THE REQUEST ▸
Your task is to print exactly the lines from the line that contains "Clone this chart in matplotlib." through the line that contains "y_ticks = list(range(70, 121, 5))", with pictures left out.

-- INPUT MATERIAL start --

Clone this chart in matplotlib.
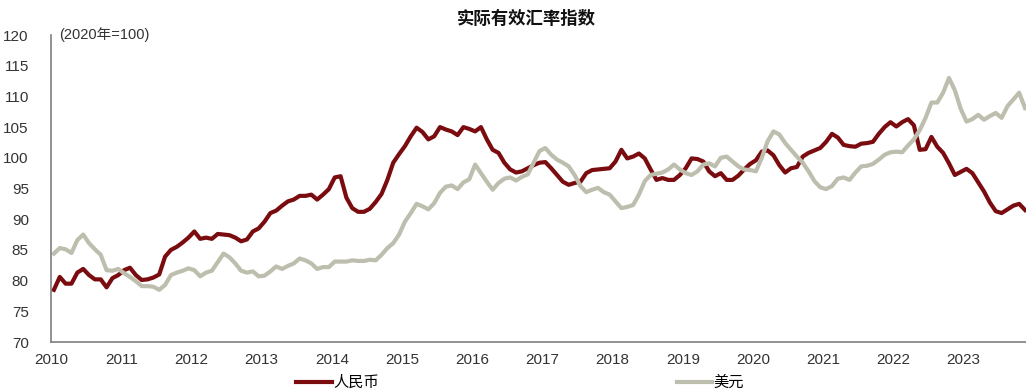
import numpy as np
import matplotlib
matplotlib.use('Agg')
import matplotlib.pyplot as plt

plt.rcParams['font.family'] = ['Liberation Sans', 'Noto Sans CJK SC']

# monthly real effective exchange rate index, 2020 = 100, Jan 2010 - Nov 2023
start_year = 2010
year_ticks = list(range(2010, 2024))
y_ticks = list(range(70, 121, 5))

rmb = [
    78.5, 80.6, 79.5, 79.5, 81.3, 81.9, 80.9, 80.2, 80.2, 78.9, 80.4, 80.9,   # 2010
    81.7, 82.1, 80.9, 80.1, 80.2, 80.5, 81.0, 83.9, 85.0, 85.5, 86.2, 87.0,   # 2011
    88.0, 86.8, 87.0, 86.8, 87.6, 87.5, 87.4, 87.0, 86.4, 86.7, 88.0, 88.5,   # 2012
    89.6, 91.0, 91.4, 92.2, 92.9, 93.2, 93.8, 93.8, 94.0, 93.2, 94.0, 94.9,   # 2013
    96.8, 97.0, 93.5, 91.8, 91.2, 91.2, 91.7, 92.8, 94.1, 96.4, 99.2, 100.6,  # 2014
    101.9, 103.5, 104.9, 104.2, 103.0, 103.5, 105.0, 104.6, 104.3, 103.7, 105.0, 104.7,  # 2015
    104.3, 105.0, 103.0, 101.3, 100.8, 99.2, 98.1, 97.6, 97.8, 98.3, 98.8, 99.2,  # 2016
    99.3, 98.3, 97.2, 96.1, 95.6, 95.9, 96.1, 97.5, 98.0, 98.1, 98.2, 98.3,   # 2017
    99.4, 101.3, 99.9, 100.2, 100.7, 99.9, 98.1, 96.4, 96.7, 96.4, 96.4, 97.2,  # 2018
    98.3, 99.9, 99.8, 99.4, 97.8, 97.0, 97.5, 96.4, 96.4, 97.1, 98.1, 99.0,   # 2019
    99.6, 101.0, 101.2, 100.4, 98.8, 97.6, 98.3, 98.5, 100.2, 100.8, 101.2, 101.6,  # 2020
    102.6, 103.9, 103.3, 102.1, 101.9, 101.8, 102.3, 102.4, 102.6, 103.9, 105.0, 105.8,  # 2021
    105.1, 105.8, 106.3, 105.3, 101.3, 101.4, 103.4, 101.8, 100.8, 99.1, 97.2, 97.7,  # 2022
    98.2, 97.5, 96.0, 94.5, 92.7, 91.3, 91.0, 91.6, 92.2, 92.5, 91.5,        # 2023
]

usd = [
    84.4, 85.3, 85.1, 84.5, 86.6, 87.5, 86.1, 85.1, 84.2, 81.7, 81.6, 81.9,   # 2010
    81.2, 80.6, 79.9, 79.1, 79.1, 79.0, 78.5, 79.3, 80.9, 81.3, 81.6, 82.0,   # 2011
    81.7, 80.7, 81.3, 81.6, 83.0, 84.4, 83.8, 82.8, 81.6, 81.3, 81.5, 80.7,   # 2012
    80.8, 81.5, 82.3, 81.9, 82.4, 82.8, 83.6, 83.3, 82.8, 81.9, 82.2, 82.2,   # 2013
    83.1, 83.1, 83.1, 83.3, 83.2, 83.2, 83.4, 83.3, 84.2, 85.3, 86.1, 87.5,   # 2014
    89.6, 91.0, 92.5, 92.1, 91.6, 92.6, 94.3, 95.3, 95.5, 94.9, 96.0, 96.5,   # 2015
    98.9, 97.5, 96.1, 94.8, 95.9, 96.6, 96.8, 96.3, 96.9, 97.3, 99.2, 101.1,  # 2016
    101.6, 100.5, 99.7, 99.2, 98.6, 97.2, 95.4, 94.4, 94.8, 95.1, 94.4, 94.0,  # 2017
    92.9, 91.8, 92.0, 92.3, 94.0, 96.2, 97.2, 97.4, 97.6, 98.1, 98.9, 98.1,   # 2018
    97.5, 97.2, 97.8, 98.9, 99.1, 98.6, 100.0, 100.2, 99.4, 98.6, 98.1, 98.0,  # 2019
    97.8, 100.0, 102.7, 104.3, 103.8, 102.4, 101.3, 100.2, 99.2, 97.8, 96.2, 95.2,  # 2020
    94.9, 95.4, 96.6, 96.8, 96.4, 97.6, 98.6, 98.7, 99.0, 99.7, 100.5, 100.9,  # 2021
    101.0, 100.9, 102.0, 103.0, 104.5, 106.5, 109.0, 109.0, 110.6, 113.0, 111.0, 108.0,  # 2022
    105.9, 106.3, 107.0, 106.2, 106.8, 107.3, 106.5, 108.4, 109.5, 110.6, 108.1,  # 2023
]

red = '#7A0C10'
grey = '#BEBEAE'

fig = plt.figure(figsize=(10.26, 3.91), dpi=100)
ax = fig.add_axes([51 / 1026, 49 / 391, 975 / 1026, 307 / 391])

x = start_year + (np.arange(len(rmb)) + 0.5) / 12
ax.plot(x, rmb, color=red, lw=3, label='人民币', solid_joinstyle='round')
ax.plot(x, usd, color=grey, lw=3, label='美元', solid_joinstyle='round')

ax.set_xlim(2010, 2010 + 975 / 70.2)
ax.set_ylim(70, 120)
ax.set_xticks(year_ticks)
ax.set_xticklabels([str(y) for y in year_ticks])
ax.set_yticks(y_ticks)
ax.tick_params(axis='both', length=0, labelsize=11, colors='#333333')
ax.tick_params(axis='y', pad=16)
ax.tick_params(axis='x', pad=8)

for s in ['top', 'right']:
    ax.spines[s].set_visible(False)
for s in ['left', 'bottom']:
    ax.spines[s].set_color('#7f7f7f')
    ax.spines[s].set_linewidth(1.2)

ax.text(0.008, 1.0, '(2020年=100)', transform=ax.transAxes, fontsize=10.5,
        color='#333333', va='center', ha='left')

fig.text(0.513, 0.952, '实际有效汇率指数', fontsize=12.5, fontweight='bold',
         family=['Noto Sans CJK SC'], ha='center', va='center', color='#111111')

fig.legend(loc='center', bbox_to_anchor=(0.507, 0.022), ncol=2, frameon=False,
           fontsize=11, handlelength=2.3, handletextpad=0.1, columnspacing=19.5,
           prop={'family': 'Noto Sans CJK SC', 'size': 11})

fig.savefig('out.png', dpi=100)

-- INPUT MATERIAL end --
-- INPUT MATERIAL start --

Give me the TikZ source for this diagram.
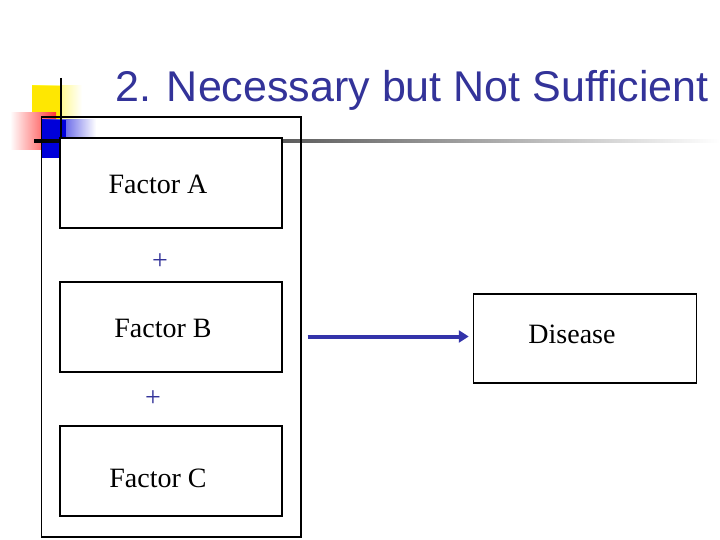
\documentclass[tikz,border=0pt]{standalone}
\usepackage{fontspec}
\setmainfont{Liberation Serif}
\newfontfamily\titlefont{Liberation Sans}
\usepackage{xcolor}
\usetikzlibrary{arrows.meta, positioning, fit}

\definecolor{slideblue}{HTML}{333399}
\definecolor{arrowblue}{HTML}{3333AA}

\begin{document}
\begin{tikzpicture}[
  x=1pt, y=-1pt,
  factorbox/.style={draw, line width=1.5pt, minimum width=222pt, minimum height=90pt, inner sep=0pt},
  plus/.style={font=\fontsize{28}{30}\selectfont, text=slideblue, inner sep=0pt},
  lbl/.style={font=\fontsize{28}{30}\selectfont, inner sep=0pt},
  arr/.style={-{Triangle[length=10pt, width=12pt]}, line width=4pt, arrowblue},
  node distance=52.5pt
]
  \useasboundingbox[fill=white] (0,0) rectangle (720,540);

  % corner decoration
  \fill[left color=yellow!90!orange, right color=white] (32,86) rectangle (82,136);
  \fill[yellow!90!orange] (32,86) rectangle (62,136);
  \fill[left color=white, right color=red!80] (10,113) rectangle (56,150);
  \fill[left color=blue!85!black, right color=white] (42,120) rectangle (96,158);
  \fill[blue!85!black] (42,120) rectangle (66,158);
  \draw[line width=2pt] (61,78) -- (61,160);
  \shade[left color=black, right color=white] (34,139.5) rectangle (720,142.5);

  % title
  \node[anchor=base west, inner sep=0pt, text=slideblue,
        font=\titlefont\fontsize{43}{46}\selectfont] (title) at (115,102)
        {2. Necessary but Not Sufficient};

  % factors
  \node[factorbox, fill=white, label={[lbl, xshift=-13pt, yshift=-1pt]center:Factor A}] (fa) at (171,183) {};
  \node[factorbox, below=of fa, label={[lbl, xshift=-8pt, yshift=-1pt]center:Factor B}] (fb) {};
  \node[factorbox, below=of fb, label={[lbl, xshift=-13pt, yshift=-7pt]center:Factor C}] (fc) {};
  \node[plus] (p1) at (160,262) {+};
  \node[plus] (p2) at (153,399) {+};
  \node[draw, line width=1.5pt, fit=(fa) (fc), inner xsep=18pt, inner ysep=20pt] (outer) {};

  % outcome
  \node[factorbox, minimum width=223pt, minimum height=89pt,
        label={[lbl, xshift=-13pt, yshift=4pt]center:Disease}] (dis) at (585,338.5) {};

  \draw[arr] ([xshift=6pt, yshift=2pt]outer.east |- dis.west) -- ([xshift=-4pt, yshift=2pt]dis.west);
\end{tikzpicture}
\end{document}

-- INPUT MATERIAL end --

RESULT FOR THIS TASK ▸
Clone this chart in matplotlib.
import numpy as np
import matplotlib
matplotlib.use('Agg')
import matplotlib.pyplot as plt

plt.rcParams['font.family'] = ['Liberation Sans', 'Noto Sans CJK SC']

# monthly real effective exchange rate index, 2020 = 100, Jan 2010 - Nov 2023
start_year = 2010
year_ticks = list(range(2010, 2024))
y_ticks = list(range(70, 121, 5))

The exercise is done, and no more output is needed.